Le « Nouveau Moyen-Orient », ou ce que certains appellent « Sykes-Picot 2 », ne se limite pas à un redécoupage géographique, mais réorganise les alliances et les entités, faisant des minorités des acteurs sécessionnistes, démantelant l’État-nation pour en faire une mosaïque de micro-États en conflit les uns avec les autres, politiquement, économiquement et identitairement.
Ce processus, mené sous les slogans de libération et de séparation, vise en réalité à désancrer les entités de leur espace vital et à les relier à des projets étrangers via une exacerbation des tensions communautaires, au nom de l’égalité juridique, de la protection internationale, et d’une politisation des identités religieuses et ethniques.

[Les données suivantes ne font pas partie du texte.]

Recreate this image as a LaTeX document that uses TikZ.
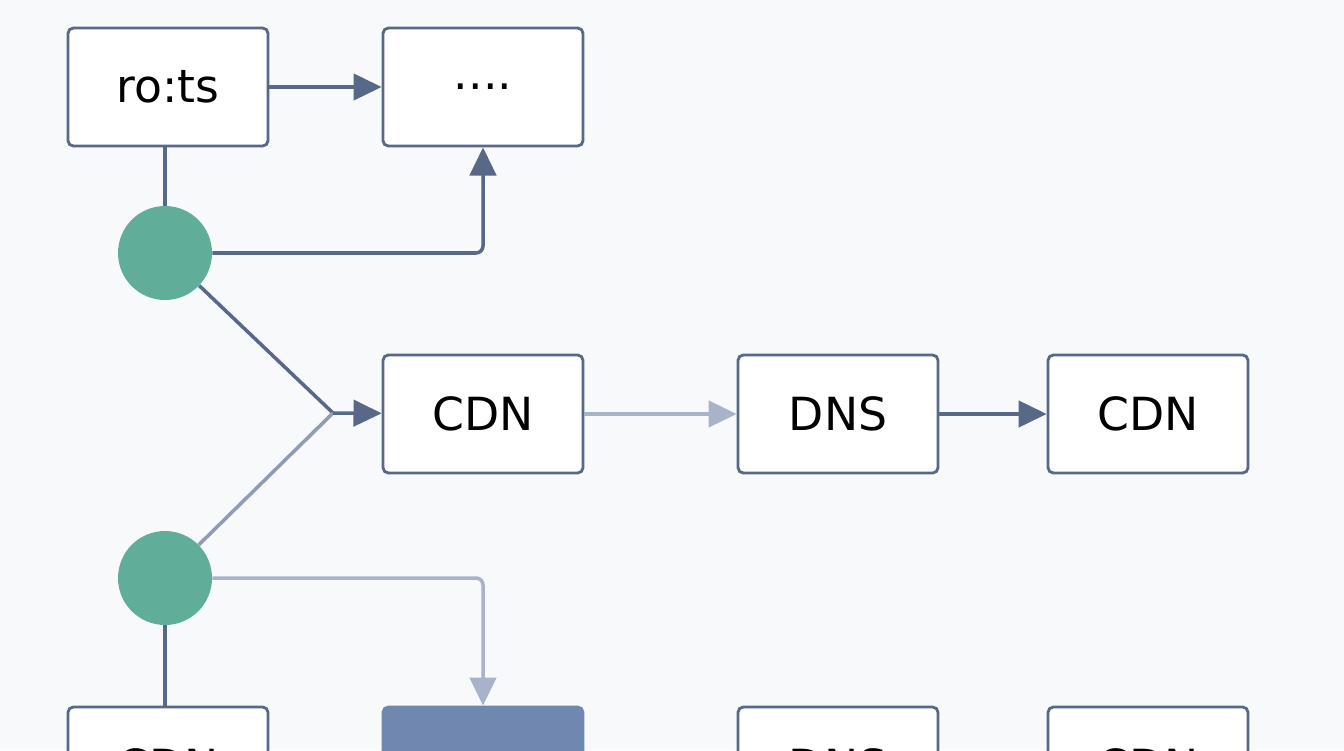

Dans ce contexte, Israël est passé d’un État protégé par l’Occident à une puissance régionale dominante. Cela s’est réalisé notamment grâce à l’usage de ce que l’on peut qualifier de « terrorisme fonctionnel » — que ce soit via les courants salafistes extrémistes ou les milices chiites radicales —, redéfinissant les frontières régionales dans le sang et consolidant la position d’Israël comme garant de stabilité.
Le danger de ce projet se manifeste aujourd’hui en Syrie, notamment avec les événements récents à Soueida, et les conflits entre certaines tribus et communautés druzes, dans le cadre de tentatives suspectes de création d’un canton druze indépendant. Ce type d’initiative sert la vision israélienne du « Grand Israël » ou du « Royaume de David », en exploitant les divisions internes pour construire des entités alliées à Tel-Aviv, ouvertement ou dans la discrétion.
Il est impossible de dissocier ces transformations des guerres géopolitiques plus larges visant à redessiner les sphères d’influence selon des intérêts stratégiques et économiques, notamment : la création de corridors énergétiques alternatifs au gaz russe, l’attraction des investissements internationaux dans les domaines de l’énergie, des infrastructures et des technologies. Ainsi, le « Nouveau Moyen-Orient » n’est plus une carte théorique, mais une réalité concrète façonnée selon des logiques de fragmentation et de domination économique, au détriment de l’État et de la souveraineté nationale.
En conclusion, le système ottoman des millets permettait une représentation relative et des privilèges négociables. Mais l’ère des réformes constitutionnelles (1839–1876) et la soumission croissante aux puissances occidentales ont mené à la perte des droits politiques et sociaux des minorités, malgré certains acquis juridiques formels.
Aujourd’hui, les minorités sont devenues un levier de pression entre les mains des grandes puissances pour faire chanter les États centraux, via des tendances séparatistes destinées à créer des entités fonctionnelles indépendantes. Cette dynamique reflète la vision occidentale du « choc des civilisations », qui présente l’Orient islamique comme un espace d’oppression des minorités, selon des récits orientalistes justifiant la domination occidentale.
Des documents des services de renseignement, publiés par le Carnegie Endowment for International Peace, révèlent qu’Israël tente de répliquer le modèle du Nord de l’Irak à Soueida, en coordination avec des factions druzes libanaises et syriennes, dans une stratégie visant à gérer les conflits en les divisant davantage, et à remplacer l’État central par un modèle fédéral ou confédéral garantissant à Israël une influence régionale durable.